> Exercise details:
Output the data exactly, with every line intact.

####

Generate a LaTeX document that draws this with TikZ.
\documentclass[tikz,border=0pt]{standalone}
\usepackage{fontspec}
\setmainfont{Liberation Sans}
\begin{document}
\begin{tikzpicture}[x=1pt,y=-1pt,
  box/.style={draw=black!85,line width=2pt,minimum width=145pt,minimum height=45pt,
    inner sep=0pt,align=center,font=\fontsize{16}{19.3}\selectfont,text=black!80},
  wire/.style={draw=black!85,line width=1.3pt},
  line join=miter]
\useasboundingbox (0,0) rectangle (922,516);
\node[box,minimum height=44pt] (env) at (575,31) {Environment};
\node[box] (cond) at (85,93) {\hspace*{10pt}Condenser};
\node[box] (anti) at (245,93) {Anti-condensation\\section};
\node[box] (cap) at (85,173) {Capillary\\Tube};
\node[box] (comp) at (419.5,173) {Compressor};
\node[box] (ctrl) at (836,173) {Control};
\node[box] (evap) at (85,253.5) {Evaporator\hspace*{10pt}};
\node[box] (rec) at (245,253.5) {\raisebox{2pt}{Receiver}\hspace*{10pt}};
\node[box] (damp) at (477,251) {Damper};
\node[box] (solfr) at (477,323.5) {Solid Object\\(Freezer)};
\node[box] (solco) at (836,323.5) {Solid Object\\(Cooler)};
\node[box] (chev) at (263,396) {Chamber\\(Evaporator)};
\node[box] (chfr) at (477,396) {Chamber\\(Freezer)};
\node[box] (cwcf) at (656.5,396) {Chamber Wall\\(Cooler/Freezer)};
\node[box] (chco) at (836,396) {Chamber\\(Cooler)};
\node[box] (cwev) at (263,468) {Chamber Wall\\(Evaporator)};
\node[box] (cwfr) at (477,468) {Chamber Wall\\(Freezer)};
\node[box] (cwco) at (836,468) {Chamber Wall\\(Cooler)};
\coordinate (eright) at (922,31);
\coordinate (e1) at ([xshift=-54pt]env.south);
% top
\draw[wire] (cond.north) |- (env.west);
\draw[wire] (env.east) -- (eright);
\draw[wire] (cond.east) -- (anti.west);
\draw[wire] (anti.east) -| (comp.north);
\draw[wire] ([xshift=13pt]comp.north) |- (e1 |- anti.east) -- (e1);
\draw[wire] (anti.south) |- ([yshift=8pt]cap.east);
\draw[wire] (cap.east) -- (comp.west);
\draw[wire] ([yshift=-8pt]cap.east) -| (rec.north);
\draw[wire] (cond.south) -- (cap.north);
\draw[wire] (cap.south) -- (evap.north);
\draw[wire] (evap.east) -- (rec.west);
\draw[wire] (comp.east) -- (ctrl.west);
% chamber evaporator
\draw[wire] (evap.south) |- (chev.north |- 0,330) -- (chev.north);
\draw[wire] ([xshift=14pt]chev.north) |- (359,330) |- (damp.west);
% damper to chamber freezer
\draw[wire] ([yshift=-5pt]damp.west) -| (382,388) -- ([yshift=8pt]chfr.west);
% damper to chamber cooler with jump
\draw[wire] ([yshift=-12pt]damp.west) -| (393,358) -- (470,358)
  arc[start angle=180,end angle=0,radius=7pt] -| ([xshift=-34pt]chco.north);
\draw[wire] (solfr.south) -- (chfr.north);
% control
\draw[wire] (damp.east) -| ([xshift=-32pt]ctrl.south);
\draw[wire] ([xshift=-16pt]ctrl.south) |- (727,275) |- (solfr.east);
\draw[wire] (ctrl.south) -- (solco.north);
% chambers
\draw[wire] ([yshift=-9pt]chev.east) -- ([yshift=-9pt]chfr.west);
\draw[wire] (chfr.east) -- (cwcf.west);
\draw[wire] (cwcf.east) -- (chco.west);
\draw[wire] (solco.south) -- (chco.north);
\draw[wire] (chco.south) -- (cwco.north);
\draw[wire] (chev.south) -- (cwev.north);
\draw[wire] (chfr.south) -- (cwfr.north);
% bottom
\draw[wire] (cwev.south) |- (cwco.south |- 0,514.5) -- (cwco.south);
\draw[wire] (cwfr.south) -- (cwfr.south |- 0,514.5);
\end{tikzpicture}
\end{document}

####

> Reply:
Generate a LaTeX document that draws this with TikZ.
\documentclass[tikz,border=0pt]{standalone}
\usepackage{fontspec}
\setmainfont{Liberation Sans}
\begin{document}
\begin{tikzpicture}[x=1pt,y=-1pt,
  box/.style={draw=black!85,line width=2pt,minimum width=145pt,minimum height=45pt,
    inner sep=0pt,align=center,font=\fontsize{16}{19.3}\selectfont,text=black!80},
  wire/.style={draw=black!85,line width=1.3pt},
  line join=miter]
\useasboundingbox (0,0) rectangle (922,516);
\node[box,minimum height=44pt] (env) at (575,31) {Environment};
\node[box] (cond) at (85,93) {\hspace*{10pt}Condenser};
\node[box] (anti) at (245,93) {Anti-condensation\\section};
\node[box] (cap) at (85,173) {Capillary\\Tube};
\node[box] (comp) at (419.5,173) {Compressor};
\node[box] (ctrl) at (836,173) {Control};
\node[box] (evap) at (85,253.5) {Evaporator\hspace*{10pt}};
\node[box] (rec) at (245,253.5) {\raisebox{2pt}{Receiver}\hspace*{10pt}};
\node[box] (damp) at (477,251) {Damper};
\node[box] (solfr) at (477,323.5) {Solid Object\\(Freezer)};
\node[box] (solco) at (836,323.5) {Solid Object\\(Cooler)};
\node[box] (chev) at (263,396) {Chamber\\(Evaporator)};
\node[box] (chfr) at (477,396) {Chamber\\(Freezer)};
\node[box] (cwcf) at (656.5,396) {Chamber Wall\\(Cooler/Freezer)};
\node[box] (chco) at (836,396) {Chamber\\(Cooler)};
\node[box] (cwev) at (263,468) {Chamber Wall\\(Evaporator)};
\node[box] (cwfr) at (477,468) {Chamber Wall\\(Freezer)};
\node[box] (cwco) at (836,468) {Chamber Wall\\(Cooler)};
\coordinate (eright) at (922,31);
\coordinate (e1) at ([xshift=-54pt]env.south);
% top
\draw[wire] (cond.north) |- (env.west);
\draw[wire] (env.east) -- (eright);
\draw[wire] (cond.east) -- (anti.west);
\draw[wire] (anti.east) -| (comp.north);
\draw[wire] ([xshift=13pt]comp.north) |- (e1 |- anti.east) -- (e1);
\draw[wire] (anti.south) |- ([yshift=8pt]cap.east);
\draw[wire] (cap.east) -- (comp.west);
\draw[wire] ([yshift=-8pt]cap.east) -| (rec.north);
\draw[wire] (cond.south) -- (cap.north);
\draw[wire] (cap.south) -- (evap.north);
\draw[wire] (evap.east) -- (rec.west);
\draw[wire] (comp.east) -- (ctrl.west);
% chamber evaporator
\draw[wire] (evap.south) |- (chev.north |- 0,330) -- (chev.north);
\draw[wire] ([xshift=14pt]chev.north) |- (359,330) |- (damp.west);
% damper to chamber freezer
\draw[wire] ([yshift=-5pt]damp.west) -| (382,388) -- ([yshift=8pt]chfr.west);
% damper to chamber cooler with jump
\draw[wire] ([yshift=-12pt]damp.west) -| (393,358) -- (470,358)
  arc[start angle=180,end angle=0,radius=7pt] -| ([xshift=-34pt]chco.north);
\draw[wire] (solfr.south) -- (chfr.north);
% control
\draw[wire] (damp.east) -| ([xshift=-32pt]ctrl.south);
\draw[wire] ([xshift=-16pt]ctrl.south) |- (727,275) |- (solfr.east);
\draw[wire] (ctrl.south) -- (solco.north);
% chambers
\draw[wire] ([yshift=-9pt]chev.east) -- ([yshift=-9pt]chfr.west);
\draw[wire] (chfr.east) -- (cwcf.west);
\draw[wire] (cwcf.east) -- (chco.west);
\draw[wire] (solco.south) -- (chco.north);
\draw[wire] (chco.south) -- (cwco.north);
\draw[wire] (chev.south) -- (cwev.north);
\draw[wire] (chfr.south) -- (cwfr.north);
% bottom
\draw[wire] (cwev.south) |- (cwco.south |- 0,514.5) -- (cwco.south);
\draw[wire] (cwfr.south) -- (cwfr.south |- 0,514.5);
\end{tikzpicture}
\end{document}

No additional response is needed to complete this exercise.